+++ INFORMATION SHOWN

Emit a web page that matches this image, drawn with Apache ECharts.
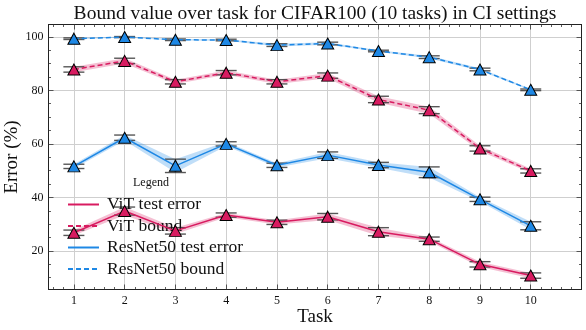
<!DOCTYPE html>
<html>
<head>
<meta charset="utf-8">
<script src="https://cdn.jsdelivr.net/npm/echarts@6/dist/echarts.min.js"></script>
<style>html,body{margin:0;padding:0;background:#fff}#chart{width:586px;height:330px}</style>
</head>
<body>
<div id="chart"></div>
<script>
const tasks = [1, 2, 3, 4, 5, 6, 7, 8, 9, 10]
const vitTest = [26.8, 34.9, 27.5, 33.4, 30.7, 32.8, 27.2, 24.4, 15.0, 10.8]
const vitTestStd = [1.0, 1.5, 1.2, 0.8, 0.8, 1.2, 1.5, 0.8, 1.0, 1.0]
const vitBound = [87.8, 91.0, 83.2, 86.6, 83.2, 85.5, 76.6, 72.6, 58.3, 49.9]
const vitBoundStd = [1.0, 1.0, 0.8, 0.8, 0.8, 1.0, 1.2, 1.3, 1.0, 0.8]
const resTest = [51.6, 62.3, 51.8, 60.0, 52.0, 55.8, 52.1, 49.4, 39.3, 29.4]
const resTestStd = [0.8, 1.0, 2.5, 0.8, 0.8, 1.2, 1.0, 2.0, 0.8, 1.5]
const resBound = [99.3, 99.9, 98.9, 98.8, 96.9, 97.5, 94.7, 92.4, 87.8, 80.2]
const resBoundStd = [0.3, 0.2, 0.3, 0.3, 0.5, 0.5, 0.3, 0.5, 0.5, 0.3]
const xTicks = [1, 2, 3, 4, 5, 6, 7, 8, 9, 10]
const yTicks = [20, 40, 60, 80, 100]

const RED = '#D81B60'
const BLUE = '#1E88E5'
const SERIF = "'Liberation Serif', 'DejaVu Serif', serif"
const X_MIN = 0.5, X_MAX = 11, Y_MIN = 5.6, Y_MAX = 104.6

// minor tick positions (matplotlib auto-minor style)
const xMinor = []
for (let v = 6; v <= 108; v += 2) if (v % 10) xMinor.push(v / 10)
const yMinor = []
for (let v = 10; v <= 100; v += 5) if (v % 20) yMinor.push(v)

const chart = echarts.init(document.getElementById('chart'), null, { renderer: 'canvas' })

function xAxis(pos, ticks, len, main) {
  return {
    type: 'value', position: pos, min: X_MIN, max: X_MAX,
    axisLine: { show: main, onZero: false, lineStyle: { color: '#222', width: 1 } },
    axisTick: { show: true, inside: true, length: len, customValues: ticks, lineStyle: { color: '#333', width: 0.8 } },
    axisLabel: { show: main && pos === 'bottom', customValues: ticks, color: '#111', fontFamily: SERIF, fontSize: 12, margin: 5 },
    splitLine: { show: main && pos === 'bottom', lineStyle: { color: '#cfcfcf', width: 1 } },
    name: main && pos === 'bottom' ? 'Task' : '',
    nameLocation: 'middle', nameGap: 18, nameMoveOverlap: false,
    nameTextStyle: { color: '#111', fontFamily: SERIF, fontSize: 19 },
  }
}
function yAxis(pos, ticks, len, main) {
  return {
    type: 'value', position: pos, min: Y_MIN, max: Y_MAX,
    axisLine: { show: main, onZero: false, lineStyle: { color: '#222', width: 1 } },
    axisTick: { show: true, inside: true, length: len, customValues: ticks, lineStyle: { color: '#333', width: 0.8 } },
    axisLabel: { show: main && pos === 'left', customValues: ticks, color: '#111', fontFamily: SERIF, fontSize: 12, margin: 5 },
    splitLine: { show: main && pos === 'left', lineStyle: { color: '#cfcfcf', width: 1 } },
    name: main && pos === 'left' ? 'Error (%)' : '',
    nameLocation: 'middle', nameGap: 27, nameMoveOverlap: false,
    nameTextStyle: { color: '#111', fontFamily: SERIF, fontSize: 19 },
  }
}

function band(mean, std, color) {
  const data = tasks.map((t, i) => [t, mean[i] - std[i], mean[i] + std[i]])
  return {
    type: 'custom', z: 1, silent: true, data,
    renderItem(params, api) {
      if (params.dataIndex !== 0) return
      const lo = data.map(d => api.coord([d[0], d[1]]))
      const hi = data.map(d => api.coord([d[0], d[2]])).reverse()
      return { type: 'polygon', shape: { points: lo.concat(hi) }, style: { fill: color, opacity: 0.28 } }
    },
  }
}

function errBars(mean, std) {
  return {
    type: 'custom', z: 3, silent: true,
    data: tasks.map((t, i) => [t, mean[i] - std[i], mean[i] + std[i]]),
    renderItem(params, api) {
      const lo = api.coord([api.value(0), api.value(1)])
      const hi = api.coord([api.value(0), api.value(2)])
      const w = 10.5
      const st = { stroke: '#3a3a3a', lineWidth: 1.4, opacity: 0.85 }
      return {
        type: 'group', children: [
          { type: 'line', shape: { x1: lo[0], y1: lo[1], x2: hi[0], y2: hi[1] }, style: st },
          { type: 'line', shape: { x1: lo[0] - w, y1: lo[1], x2: lo[0] + w, y2: lo[1] }, style: st },
          { type: 'line', shape: { x1: hi[0] - w, y1: hi[1], x2: hi[0] + w, y2: hi[1] }, style: st },
        ],
      }
    },
  }
}

function line(mean, color, dashed) {
  return {
    type: 'line', z: 4,
    data: tasks.map((t, i) => [t, mean[i]]),
    symbol: 'triangle', symbolSize: [12, 11],
    itemStyle: { color, borderColor: '#000', borderWidth: 1 },
    lineStyle: { color, width: 1.5, type: dashed ? [5, 3] : 'solid' },
    emphasis: { disabled: true },
  }
}

function legendOnly(name, color, dashed) {
  return {
    type: 'line', name, data: [], symbol: 'none',
    lineStyle: { color, width: 1.5, type: dashed ? [5, 3] : 'solid' },
    itemStyle: { color },
  }
}

chart.setOption({
  animation: false,
  backgroundColor: '#fff',
  title: {
    text: 'Bound value over task for CIFAR100 (10 tasks) in CI settings',
    left: 310, top: -1, textAlign: 'center',
    textStyle: { color: '#111', fontFamily: SERIF, fontSize: 19.5, fontWeight: 'normal' },
  },
  grid: { left: 48.5, right: 4.5, top: 24.5, bottom: 40.5, outerBoundsMode: 'none' },
  xAxis: [xAxis('bottom', xTicks, 5, true), xAxis('bottom', xMinor, 2.5, false), xAxis('top', xTicks, 5, true), xAxis('top', xMinor, 2.5, false)],
  yAxis: [yAxis('left', yTicks, 5, true), yAxis('left', yMinor, 2.5, false), yAxis('right', yTicks, 5, true), yAxis('right', yMinor, 2.5, false)],
  legend: {
    data: ['ViT test error', 'ViT bound', 'ResNet50 test error', 'ResNet50 bound'],
    orient: 'vertical', left: 62, top: 190.5,
    itemWidth: 31, itemHeight: 14, itemGap: 3.5,
    selectedMode: false,
    itemStyle: { opacity: 0 },
    textStyle: { color: '#111', fontFamily: SERIF, fontSize: 17.5, lineHeight: 18, padding: [0, 0, 0, 3] },
  },
  graphic: [{
    type: 'text', left: 133, top: 177,
    style: { text: 'Legend', fill: '#111', font: '12px ' + SERIF },
  }],
  series: [
    band(vitTest, vitTestStd, RED),
    band(vitBound, vitBoundStd, RED),
    band(resTest, resTestStd, BLUE),
    band(resBound, resBoundStd, BLUE),
    errBars(vitTest, vitTestStd),
    errBars(vitBound, vitBoundStd),
    errBars(resTest, resTestStd),
    errBars(resBound, resBoundStd),
    line(vitTest, RED, false),
    line(vitBound, RED, true),
    line(resTest, BLUE, false),
    line(resBound, BLUE, true),
    legendOnly('ViT test error', RED, false),
    legendOnly('ViT bound', RED, true),
    legendOnly('ResNet50 test error', BLUE, false),
    legendOnly('ResNet50 bound', BLUE, true),
  ],
})
</script>
</body>
</html>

++++++

- **WRITTEN REQUEST**
The lines from the start of the data through the line that contains "const yTicks = [20, 40, 60, 80, 100]" are to be returned exactly, please, with both ends included and every picture left out.

- **RESULT OF THIS EXERCISE**
Emit a web page that matches this image, drawn with Apache ECharts.
<!DOCTYPE html>
<html>
<head>
<meta charset="utf-8">
<script src="https://cdn.jsdelivr.net/npm/echarts@6/dist/echarts.min.js"></script>
<style>html,body{margin:0;padding:0;background:#fff}#chart{width:586px;height:330px}</style>
</head>
<body>
<div id="chart"></div>
<script>
const tasks = [1, 2, 3, 4, 5, 6, 7, 8, 9, 10]
const vitTest = [26.8, 34.9, 27.5, 33.4, 30.7, 32.8, 27.2, 24.4, 15.0, 10.8]
const vitTestStd = [1.0, 1.5, 1.2, 0.8, 0.8, 1.2, 1.5, 0.8, 1.0, 1.0]
const vitBound = [87.8, 91.0, 83.2, 86.6, 83.2, 85.5, 76.6, 72.6, 58.3, 49.9]
const vitBoundStd = [1.0, 1.0, 0.8, 0.8, 0.8, 1.0, 1.2, 1.3, 1.0, 0.8]
const resTest = [51.6, 62.3, 51.8, 60.0, 52.0, 55.8, 52.1, 49.4, 39.3, 29.4]
const resTestStd = [0.8, 1.0, 2.5, 0.8, 0.8, 1.2, 1.0, 2.0, 0.8, 1.5]
const resBound = [99.3, 99.9, 98.9, 98.8, 96.9, 97.5, 94.7, 92.4, 87.8, 80.2]
const resBoundStd = [0.3, 0.2, 0.3, 0.3, 0.5, 0.5, 0.3, 0.5, 0.5, 0.3]
const xTicks = [1, 2, 3, 4, 5, 6, 7, 8, 9, 10]
const yTicks = [20, 40, 60, 80, 100]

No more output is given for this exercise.